The Falorni family name has been a constant presence in the Tuscan hills around Greve in Chianti since the 16th Century, and with it comes the automatic association of some of the region’s most famous delicacies: prosciutto, salami and pancetta. Today, the surname has combined forces with an eighth-generation member of the Bencità family, but the legendary butcher shop, the Antica Macelleria Falorni, still sells the prized Chianina beef—as well as other Italian breeds—alongside the cured meat products and salamis that have made the place world famous among global gourmands.
Fine Dining Lovers spoke with Lorenzo, one of the store’s owners, about his recipe for century-long success.
What’s the secret behind your cured meat products?

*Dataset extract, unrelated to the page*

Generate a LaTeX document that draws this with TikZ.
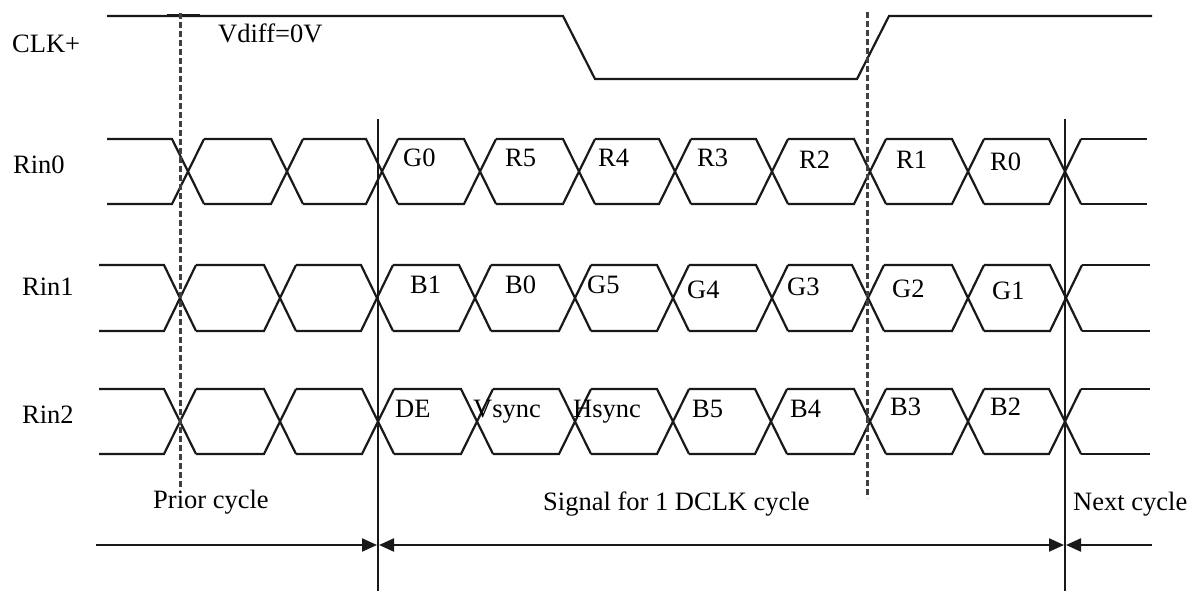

These are exclusive products still made according to a tradition rooted in past centuries, recipes that my brother Stefano and I learned as children when our father would bring us to the nearby factories where the meat was butchered and prepared. We raise our own pigs, using only the best regional breeds and then we add secret recipes for flavor like Classic Chianti wine and aromatic herbs, which are found in abundance in this region.
What do you consider your specialties?
Alongside the meat, we are known for our prosciutto, all kinds of salami and the special “finocchiona” (salami seasoned with wild fennel): we have about forty products in all. We also make pancetta, which is called “rigatino” here, guanciale (a specialty made from the inside of the pork’s cheek), salame nobile and salami made from wild boar. The surrounding woods and hills are populated with boar who roam the valleys and even down to the sea. We can’t butcher them, but we have friends who raise boar, so we get our meat from them.
What about opening a restaurant?
Next door to our butchery and meat store there’s a tasting shop for our products, where we also sell wines from the Greve cellars as well as the best Tuscan wines, including the great Sassicaia wine. We’ve always organized tastings, now along with wines, but we’re not planning on opening a restaurant. Restaurants are the ones that buy our products, and we don’t want to compete with them. But we do sell dishes that are ready to be cooked at home, like boiled meat meatballs, which are really popular—it’s an old recipe from my grandmother.
What kind of clients do you have?
We’re located right in the middle of “Chiantishire” so our customers are executives, bankers, writers and journalists from America and Europe who come here and remodel old farmhouses and estates. Many of our clients are guests in nearby hotels and agriturismi, who perhaps are here for longer stays and come here to do their shopping.
In the ‘90s, when the foreign presence here in Chianti began to increase, lots of films started getting filmed here. The golden age was when “Much to do About Nothing” was filmed, directed by Kenneth Branaugh, with Denzel Washington and Emma Thompson. Kenneth and the cast and crew were always here, in the little room next to the butcher shop, eating prosciutto and drinking good wine. We Falornis butcher Sting's meat, he breeds Cinta pigs, but has us butcher them and make them into salami according to our recipe.
Our children and grandchildren are working to create a format that replicates our little wine shop with tasting plates of our cured meats. We use the Enomatic technique—the first system that can preserve open bottles for up to 4 weeks and serve it under optimal conditions. This allows all clients to taste even just a single glass from any bottle.